Mit diesem Buch liegt ein Standardwerk vor, an dem künftige Forschungen zu Maria Theresia nicht vorbeikommen werden. Arneths "Geschichte Maria Theresias" wird als faktenreicher "Steinbruch" ihren Wert behalten. Aber mit Stollberg-Rilingers Buch liegt nun endlich eine moderne Biografie vor, die unter einer klaren Fragestellung eine spezifische wissenschaftliche Deutung des Lebens der Kaiserin-Königin vollzieht. Der gut geschriebene Band ist jedoch nicht nur für ein Fachpublikum höchst empfehlenswert, sondern auch für eine breitere, nicht zuletzt studentische Leserschaft. Diese könnte sich anhand dieser Biografie Maria Theresias viele grundlegende Erkenntnisse zur frühneuzeitlichen Kultur, Gesellschaft und Politik erschließen, aber auch zu den Umbrüchen während der Lebens- und Regierungszeit der Protagonistin, als die europäische Moderne sich sozusagen in statu nascendi befand.
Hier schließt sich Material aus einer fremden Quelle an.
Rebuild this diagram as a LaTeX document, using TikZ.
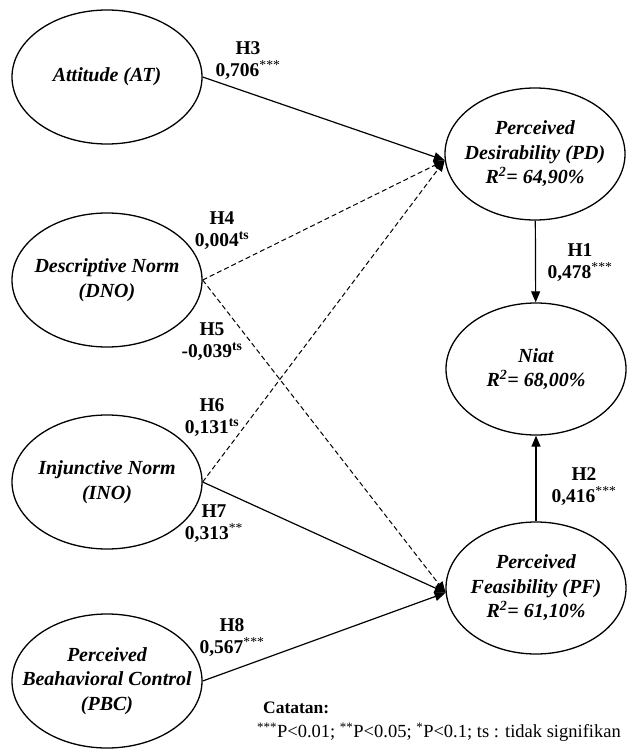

Mit Recht trägt das Buch den Untertitel "Die Kaiserin in ihrer Zeit". Für die Erschließung des Bandes, dem ein umfangreiches Quellen- und Literaturverzeichnis, Stammtafeln, eine Karte sowie zahlreiche Abbildungen beigegeben sind, leistet das Personenregister gute Dienste.
Ob Maria Theresia allen Deutungen Barbara Stollberg-Rilingers zugestimmt hätte, mag zweifelhaft sein. Mit ziemlicher Sicherheit gefreut hätte es die tiefkatholische Kaiserin jedoch, dass im Jahr des Reformationsjubiläums nicht etwa ein Luther-Buch, sondern ihre Biografie den Preis der Leipziger Buchmesse für das beste Sachbuch 2017 gewonnen hat.